Também não existem no livro alusões mais detidas sobre o espaço e o tempo. Há a descrição da casa onde a protagonista viveu, do colégio de freira onde estudou, do sanatório onde o marido foi internado. Mas não sabemos onde esses lugares estão situados, não há um nome de uma cidade ou de um país. Também não sabemos bem quando se passa a história.

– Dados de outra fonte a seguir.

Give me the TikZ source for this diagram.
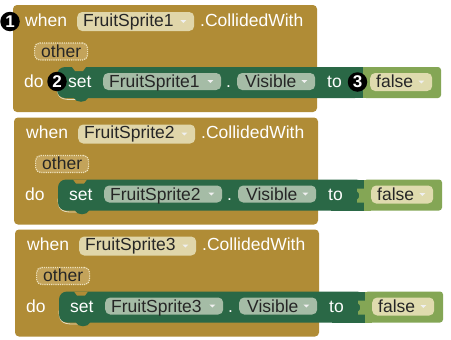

A narradora fala dos seus sentimentos e eles adquirem uma dimensão universal, na medida em que pouco sabemos sobre os nomes dos envolvidos na trama, das cidades e do país onde vivem e da conjuntura histórica em que estão situados.

 O motivo principal do romance é, portanto, as cogitações da protagonista, dotada de uma sensibilidade dilacerante, que irá voltar sua energia para descrever a percepção do mundo e das pessoas a sua volta – o cotidiano não é a fonte da história, mas um meio de revelação da alma da poetiza. “O fato de eu pensar no meu próprio pensamento me faz compreender a minha incompreensão”, afirma a protagonista em determinado momento.

E esse deslumbramento das suas próprias emoções, somado à profunda capacidade de compreender os outros e a si própria, será uma fonte constante de angústia.

O sofrimento é a lei inescapável da vida. Ao ponto da protagonista em determinado momento afirmar inexistir a felicidade, mas apenas meros hiatos entre uma ou outra forma de derivação do sofrimento. Não tem, entretanto, nenhum pendor ao papel de vítima. Não esboça revolta contra as injustiças, mesmo quando seu marido, no leito da morte, confessa o caso extraconjugal. Procura ver a vida com resignação, que só pode ser alcançada através de uma profunda capacidade de compreensão do outro. Sempre através da sua sensibilidade exacerbada e, nas palavras da escritora, “monstruosa”, a poetiza sofre mas compreende com naturalidade esse sofrimento.

O livro é uma viagem profunda da narradora dentro de si mesma através do exercício da introspecção. Um paralelo poderia ser traçado aqui com o livro “Angústia” (1936) de Graciliano Ramos, talvez o mais introspectivo livro do grande escritor alagoano. Os dois livros, “Angústia” e “A Imaginária” são um relato em primeira pessoa de uma história pessoal, cujos eventos principais cedem espaço aos efeitos desses mesmos eventos sobre as emoções do narrador. No caso de Angústia, esse movimento irá dar causa à loucura do protagonista Luís da Silva. Já no caso de “A Imaginária”, a introspecção dará ensejo à aceitação da vida como ela é, a resignação como produto da compreensão mais profunda dos outros e duas suas próprias razões.